What outraged far more northerners was Taney announcing that he was overturning the Missouri Compromise, declaring that Congress could not prohibit slavery in federal territories, and establishing owning slaves as a protected constitutional right. This was the kind of judicial activism that later generations of conservatives would protest against.

But I think one flows from another. If the Court had ruled against Scott and ruled that blacks can never be citizens, how do you then not overturn the Missouri Compromise or indeed all antislavery laws? A white dude (with help) could kidnap 100 free blacks from Boston and once he made it to Maryland, the free blacks had no remedy. Conversely, the white guy could always sue in federal court to get his runaway slaves back.

Not necessarily. They could have been non-citizen residents like Native Americans were. People who lived in the United States but were essentially seen as being outside of its political and legal system.
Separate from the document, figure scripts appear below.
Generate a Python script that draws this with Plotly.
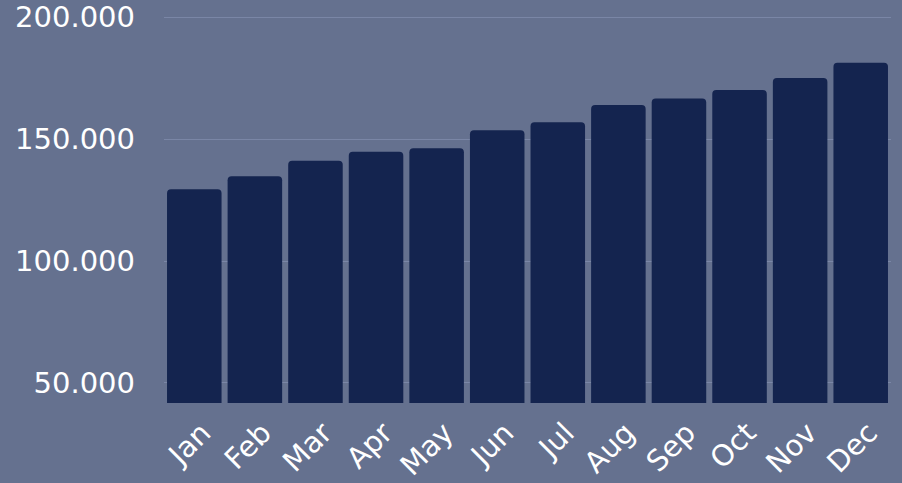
import plotly.graph_objects as go

months = ["Jan", "Feb", "Mar", "Apr", "May", "Jun", "Jul", "Aug", "Sep", "Oct", "Nov", "Dec"]
values = [129500, 134800, 141200, 144900, 146300, 153700, 157000, 164000, 166700, 170200, 175100, 181400]
y_ticks = [50000, 100000, 150000, 200000]

BG = "#65718f"
BAR = "#14244f"
GRID = "#7a86a6"

fig = go.Figure(
    go.Bar(x=months, y=values, marker=dict(color=BAR, line=dict(width=0)))
)

fig.update_layout(
    width=902,
    height=483,
    paper_bgcolor=BG,
    plot_bgcolor=BG,
    margin=dict(l=164, r=11, t=10, b=80, pad=0),
    bargap=0.1,
    barcornerradius=4,
    separators=",.",
    showlegend=False,
    font=dict(family="DejaVu Sans", color="#ffffff"),
)

fig.update_xaxes(
    tickangle=-45,
    tickfont=dict(size=29, color="#ffffff"),
    showgrid=False,
    showline=False,
    ticks="",
    ticklabelstandoff=6,
    ticklabelshift=8,
    automargin=False,
)

fig.update_yaxes(
    range=[41790, 203000],
    tickvals=y_ticks,
    tickformat=",d",
    tickfont=dict(size=29, color="#ffffff"),
    gridcolor=GRID,
    gridwidth=1,
    zeroline=False,
    showline=False,
    ticks="",
    ticklabelstandoff=28,
    automargin=False,
)

fig.write_html(
    "out.html",
    config={"displayModeBar": False},
    post_script="document.body.style.margin='0';document.body.style.overflow='hidden';",
)
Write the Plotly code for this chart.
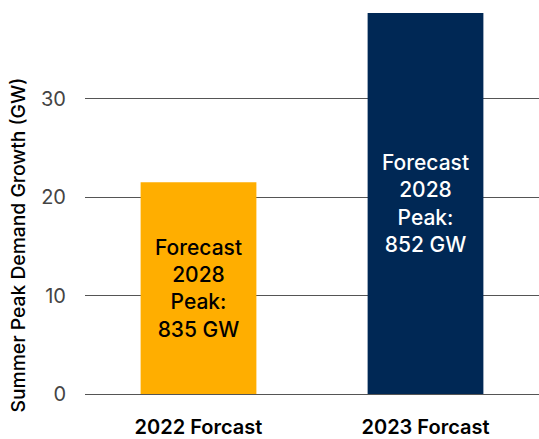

Or black people could have been seen as having very limited rights, akin to what women or children had.

But this is beside the point I was going for. As I said, Taney probably could have denied black people their rights and not provoked any major outrage. But by overruling Congress, he was essentially infringing on rights that white men felt that had. They didn’t like the idea that the court could overturn a law they had voted for.